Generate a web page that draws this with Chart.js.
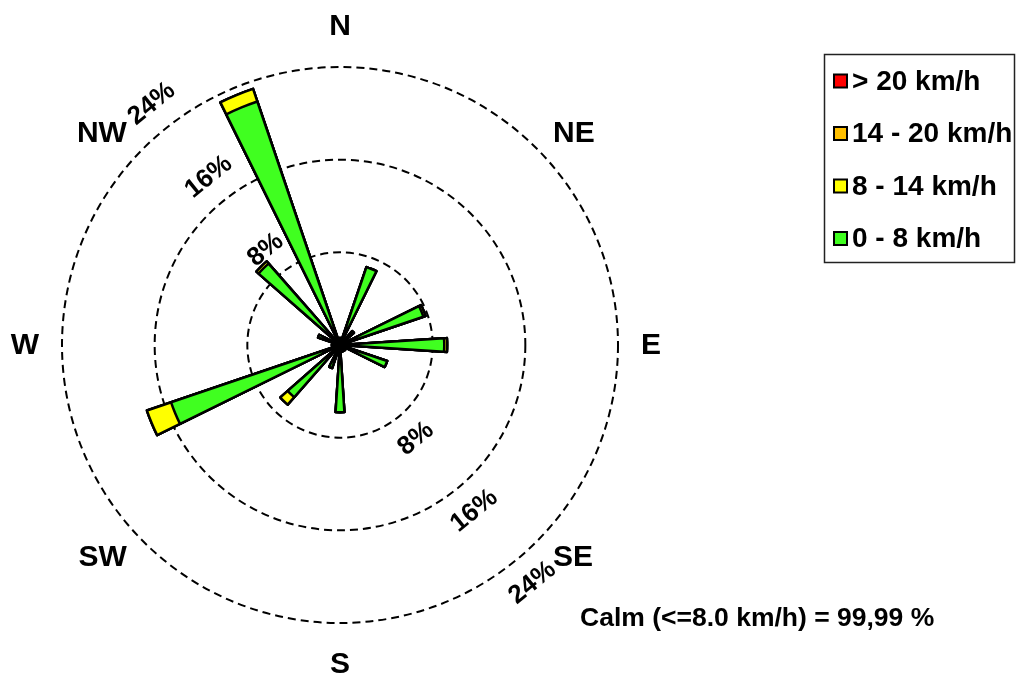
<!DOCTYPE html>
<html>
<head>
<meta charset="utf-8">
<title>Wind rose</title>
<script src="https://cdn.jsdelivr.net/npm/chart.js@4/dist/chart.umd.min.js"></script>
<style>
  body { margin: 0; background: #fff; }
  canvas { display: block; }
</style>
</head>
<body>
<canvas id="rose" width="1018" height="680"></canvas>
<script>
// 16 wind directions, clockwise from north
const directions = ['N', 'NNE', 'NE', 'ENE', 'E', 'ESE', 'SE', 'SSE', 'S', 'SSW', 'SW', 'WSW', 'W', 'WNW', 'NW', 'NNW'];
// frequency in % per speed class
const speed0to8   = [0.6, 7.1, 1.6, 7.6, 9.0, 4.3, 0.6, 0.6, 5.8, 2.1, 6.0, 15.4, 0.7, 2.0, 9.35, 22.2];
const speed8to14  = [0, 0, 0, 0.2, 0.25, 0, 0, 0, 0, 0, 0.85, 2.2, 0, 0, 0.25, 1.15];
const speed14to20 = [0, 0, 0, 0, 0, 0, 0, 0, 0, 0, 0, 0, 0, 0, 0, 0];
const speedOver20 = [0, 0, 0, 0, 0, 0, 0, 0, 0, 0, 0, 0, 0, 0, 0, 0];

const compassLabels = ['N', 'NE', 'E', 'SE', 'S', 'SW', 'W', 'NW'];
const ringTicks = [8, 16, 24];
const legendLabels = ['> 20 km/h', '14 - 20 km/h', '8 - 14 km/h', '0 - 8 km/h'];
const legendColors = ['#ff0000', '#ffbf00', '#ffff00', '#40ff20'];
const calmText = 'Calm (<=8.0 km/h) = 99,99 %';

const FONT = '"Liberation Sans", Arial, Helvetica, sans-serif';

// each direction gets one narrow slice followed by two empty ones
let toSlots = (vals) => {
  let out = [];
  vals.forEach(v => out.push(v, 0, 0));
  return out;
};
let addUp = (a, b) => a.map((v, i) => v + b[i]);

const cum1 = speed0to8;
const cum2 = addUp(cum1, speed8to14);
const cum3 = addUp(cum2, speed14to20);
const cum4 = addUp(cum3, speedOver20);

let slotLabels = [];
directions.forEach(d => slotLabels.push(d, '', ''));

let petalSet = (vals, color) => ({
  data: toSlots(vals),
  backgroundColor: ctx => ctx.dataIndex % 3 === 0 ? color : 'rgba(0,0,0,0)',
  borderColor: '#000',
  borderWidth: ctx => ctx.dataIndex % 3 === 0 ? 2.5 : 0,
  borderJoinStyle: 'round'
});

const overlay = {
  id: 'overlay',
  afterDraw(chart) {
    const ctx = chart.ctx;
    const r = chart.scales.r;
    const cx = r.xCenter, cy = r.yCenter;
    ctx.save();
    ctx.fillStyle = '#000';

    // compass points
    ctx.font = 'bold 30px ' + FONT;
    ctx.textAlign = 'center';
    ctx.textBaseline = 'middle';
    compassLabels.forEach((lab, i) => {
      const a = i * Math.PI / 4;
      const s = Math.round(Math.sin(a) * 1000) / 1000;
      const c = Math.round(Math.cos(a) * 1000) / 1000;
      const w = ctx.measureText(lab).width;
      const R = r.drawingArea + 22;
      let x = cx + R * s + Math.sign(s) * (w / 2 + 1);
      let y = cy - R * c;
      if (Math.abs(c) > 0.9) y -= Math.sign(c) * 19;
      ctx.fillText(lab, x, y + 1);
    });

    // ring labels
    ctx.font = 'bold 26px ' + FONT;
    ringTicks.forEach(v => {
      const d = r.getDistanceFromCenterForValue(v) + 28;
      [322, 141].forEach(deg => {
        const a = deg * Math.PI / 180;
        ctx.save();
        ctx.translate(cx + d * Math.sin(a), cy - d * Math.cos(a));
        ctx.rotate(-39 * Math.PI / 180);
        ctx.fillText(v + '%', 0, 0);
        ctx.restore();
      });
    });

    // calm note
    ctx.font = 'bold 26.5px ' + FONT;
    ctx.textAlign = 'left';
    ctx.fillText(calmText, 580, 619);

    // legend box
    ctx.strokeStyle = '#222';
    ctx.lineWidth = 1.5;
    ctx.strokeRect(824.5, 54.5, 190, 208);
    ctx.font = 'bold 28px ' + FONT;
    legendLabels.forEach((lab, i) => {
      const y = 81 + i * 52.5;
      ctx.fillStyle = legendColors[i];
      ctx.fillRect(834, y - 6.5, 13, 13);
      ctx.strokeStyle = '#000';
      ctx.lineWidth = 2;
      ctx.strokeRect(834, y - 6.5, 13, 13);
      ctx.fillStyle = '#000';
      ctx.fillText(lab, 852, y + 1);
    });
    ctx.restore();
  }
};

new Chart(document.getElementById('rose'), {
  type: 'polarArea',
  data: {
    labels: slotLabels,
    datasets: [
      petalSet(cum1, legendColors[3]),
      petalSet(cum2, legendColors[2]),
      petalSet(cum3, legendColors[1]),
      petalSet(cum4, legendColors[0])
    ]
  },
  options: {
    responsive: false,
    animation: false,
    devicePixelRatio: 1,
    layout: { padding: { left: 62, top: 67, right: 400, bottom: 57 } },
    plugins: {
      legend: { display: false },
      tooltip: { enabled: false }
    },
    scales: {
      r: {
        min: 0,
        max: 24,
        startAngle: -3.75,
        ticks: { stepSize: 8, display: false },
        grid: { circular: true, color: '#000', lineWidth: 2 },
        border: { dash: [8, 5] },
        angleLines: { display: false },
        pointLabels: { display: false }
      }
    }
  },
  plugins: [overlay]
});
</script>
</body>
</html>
•••
THE EXERCISE. Keep the pictures out of the copy and write out the data exactly as it stands.

WRITTEN ANSWER.
Generate a web page that draws this with Chart.js.
<!DOCTYPE html>
<html>
<head>
<meta charset="utf-8">
<title>Wind rose</title>
<script src="https://cdn.jsdelivr.net/npm/chart.js@4/dist/chart.umd.min.js"></script>
<style>
  body { margin: 0; background: #fff; }
  canvas { display: block; }
</style>
</head>
<body>
<canvas id="rose" width="1018" height="680"></canvas>
<script>
// 16 wind directions, clockwise from north
const directions = ['N', 'NNE', 'NE', 'ENE', 'E', 'ESE', 'SE', 'SSE', 'S', 'SSW', 'SW', 'WSW', 'W', 'WNW', 'NW', 'NNW'];
// frequency in % per speed class
const speed0to8   = [0.6, 7.1, 1.6, 7.6, 9.0, 4.3, 0.6, 0.6, 5.8, 2.1, 6.0, 15.4, 0.7, 2.0, 9.35, 22.2];
const speed8to14  = [0, 0, 0, 0.2, 0.25, 0, 0, 0, 0, 0, 0.85, 2.2, 0, 0, 0.25, 1.15];
const speed14to20 = [0, 0, 0, 0, 0, 0, 0, 0, 0, 0, 0, 0, 0, 0, 0, 0];
const speedOver20 = [0, 0, 0, 0, 0, 0, 0, 0, 0, 0, 0, 0, 0, 0, 0, 0];

const compassLabels = ['N', 'NE', 'E', 'SE', 'S', 'SW', 'W', 'NW'];
const ringTicks = [8, 16, 24];
const legendLabels = ['> 20 km/h', '14 - 20 km/h', '8 - 14 km/h', '0 - 8 km/h'];
const legendColors = ['#ff0000', '#ffbf00', '#ffff00', '#40ff20'];
const calmText = 'Calm (<=8.0 km/h) = 99,99 %';

const FONT = '"Liberation Sans", Arial, Helvetica, sans-serif';

// each direction gets one narrow slice followed by two empty ones
let toSlots = (vals) => {
  let out = [];
  vals.forEach(v => out.push(v, 0, 0));
  return out;
};
let addUp = (a, b) => a.map((v, i) => v + b[i]);

const cum1 = speed0to8;
const cum2 = addUp(cum1, speed8to14);
const cum3 = addUp(cum2, speed14to20);
const cum4 = addUp(cum3, speedOver20);

let slotLabels = [];
directions.forEach(d => slotLabels.push(d, '', ''));

let petalSet = (vals, color) => ({
  data: toSlots(vals),
  backgroundColor: ctx => ctx.dataIndex % 3 === 0 ? color : 'rgba(0,0,0,0)',
  borderColor: '#000',
  borderWidth: ctx => ctx.dataIndex % 3 === 0 ? 2.5 : 0,
  borderJoinStyle: 'round'
});

const overlay = {
  id: 'overlay',
  afterDraw(chart) {
    const ctx = chart.ctx;
    const r = chart.scales.r;
    const cx = r.xCenter, cy = r.yCenter;
    ctx.save();
    ctx.fillStyle = '#000';

    // compass points
    ctx.font = 'bold 30px ' + FONT;
    ctx.textAlign = 'center';
    ctx.textBaseline = 'middle';
    compassLabels.forEach((lab, i) => {
      const a = i * Math.PI / 4;
      const s = Math.round(Math.sin(a) * 1000) / 1000;
      const c = Math.round(Math.cos(a) * 1000) / 1000;
      const w = ctx.measureText(lab).width;
      const R = r.drawingArea + 22;
      let x = cx + R * s + Math.sign(s) * (w / 2 + 1);
      let y = cy - R * c;
      if (Math.abs(c) > 0.9) y -= Math.sign(c) * 19;
      ctx.fillText(lab, x, y + 1);
    });

    // ring labels
    ctx.font = 'bold 26px ' + FONT;
    ringTicks.forEach(v => {
      const d = r.getDistanceFromCenterForValue(v) + 28;
      [322, 141].forEach(deg => {
        const a = deg * Math.PI / 180;
        ctx.save();
        ctx.translate(cx + d * Math.sin(a), cy - d * Math.cos(a));
        ctx.rotate(-39 * Math.PI / 180);
        ctx.fillText(v + '%', 0, 0);
        ctx.restore();
      });
    });

    // calm note
    ctx.font = 'bold 26.5px ' + FONT;
    ctx.textAlign = 'left';
    ctx.fillText(calmText, 580, 619);

    // legend box
    ctx.strokeStyle = '#222';
    ctx.lineWidth = 1.5;
    ctx.strokeRect(824.5, 54.5, 190, 208);
    ctx.font = 'bold 28px ' + FONT;
    legendLabels.forEach((lab, i) => {
      const y = 81 + i * 52.5;
      ctx.fillStyle = legendColors[i];
      ctx.fillRect(834, y - 6.5, 13, 13);
      ctx.strokeStyle = '#000';
      ctx.lineWidth = 2;
      ctx.strokeRect(834, y - 6.5, 13, 13);
      ctx.fillStyle = '#000';
      ctx.fillText(lab, 852, y + 1);
    });
    ctx.restore();
  }
};

new Chart(document.getElementById('rose'), {
  type: 'polarArea',
  data: {
    labels: slotLabels,
    datasets: [
      petalSet(cum1, legendColors[3]),
      petalSet(cum2, legendColors[2]),
      petalSet(cum3, legendColors[1]),
      petalSet(cum4, legendColors[0])
    ]
  },
  options: {
    responsive: false,
    animation: false,
    devicePixelRatio: 1,
    layout: { padding: { left: 62, top: 67, right: 400, bottom: 57 } },
    plugins: {
      legend: { display: false },
      tooltip: { enabled: false }
    },
    scales: {
      r: {
        min: 0,
        max: 24,
        startAngle: -3.75,
        ticks: { stepSize: 8, display: false },
        grid: { circular: true, color: '#000', lineWidth: 2 },
        border: { dash: [8, 5] },
        angleLines: { display: false },
        pointLabels: { display: false }
      }
    }
  },
  plugins: [overlay]
});
</script>
</body>
</html>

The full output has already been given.